Satisfaction ministérielle

La ministre de l'Ecologie, Nathalie Kosciusko-Morizet, a elle aussi vanté la "solution de compromis" offerte par le texte pour quatre raisons. "D'abord, elle reprend la position défendue par les deux rapporteurs de l'Assemblée, qui prévoit que l'exploitation des mines d'hydrocarbures liquides ou gazeux par des forages suivis de fracturation hydraulique de la roche est interdite sur le territoire national. Deuxième point, elle organise l'abrogation des permis de recherche des hydrocarbures non conventionnels tout en limitant les risques juridiques et financiers liés à une telle abrogation (…). Troisièmement, elle maintient l'obligation pour le Gouvernement de remettre chaque année un rapport au Parlement, de sorte que celui-ci sera à la pointe de la réflexion sur ce sujet (…). Quatrièmement, elle instaure une commission nationale d'orientation, de suivi et d'évaluation. Cette commission (…) émettra un avis sur les conditions d'éventuelles expérimentations. Cet avis sera entièrement élaboré sous contrôle public."

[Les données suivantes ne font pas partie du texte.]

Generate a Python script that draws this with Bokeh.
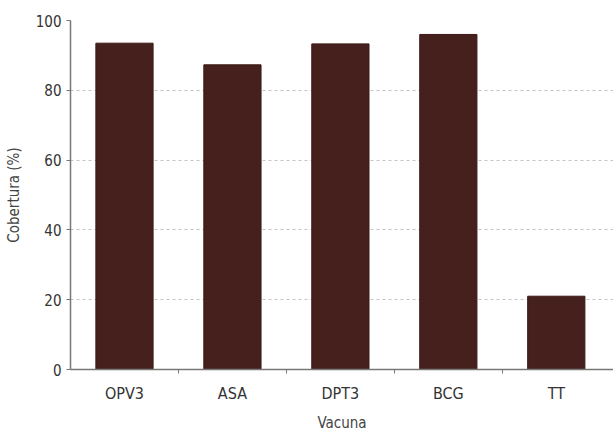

"Arnaque intellectuelle" pour l'opposition

Au nom du groupe socialiste, radical et citoyen, Germinal Peiro, député PS de Dordogne, a jugé que la proposition de loi était "contestable depuis le début". "Ce texte a été motivé par le dépôt, en mars dernier, d'une proposition de loi de notre groupe, qui devait être examinée en séance publique lors de la journée qui lui était réservée, le 12 mai, a-t-il rappelé. C'est alors que le gouvernement a décidé d'inscrire un autre texte à l'ordre du jour, et de l'y inscrire le 10 mai, soit deux jours avant. Il a ainsi, ni plus ni moins, offert à sa majorité l'opportunité de rayer de l'ordre du jour défini près d'un mois plus tôt l'examen du texte du groupe socialiste." Selon le député, celui-ci avait le mérite d'être clair : "Il visait à interdire toute exploration et toute exploitation des gaz de schiste, ainsi qu'à abroger les permis accordés. Par contre, avec le texte dont nous débattons aujourd'hui, vous vous êtes contentés de répondre hâtivement à la mobilisation citoyenne contre le gaz de schiste, tout en ménageant les intérêts des industriels", a-t-il lancé à l'adresse de la majorité. Pour Germinal Peiro, la proposition de loi Jacob est "un texte téléguidé par les lobbyistes à la recherche de pétrodollars". Ainsi, il juge le dispositif visant à abroger les permis de recherche litigieux "très peu convaincant". "Pour tout dire, il confine même à l'arnaque intellectuelle", a-t-il insisté. En effet, "il oblige tout au plus les industriels titulaires de permis de recherches à transmettre à l'autorité compétente un rapport faisant état des techniques utilisées dans le cadre de l'exploration du sous-sol. S'ils admettent avoir prévu de recourir à la technique de fracturation hydraulique, leur permis sera abrogé", a-t-il expliqué. Pour Martine Billard (Front de Gauche, Paris), le texte présente aussi un "paradoxe" législatif puisque "l'article 1 interdit et l'article 4 autorise" l'exploration et l'exploitation des hydrocarbures de schiste.
Le Sénat examinera à son tour le texte le 30 juin prochain.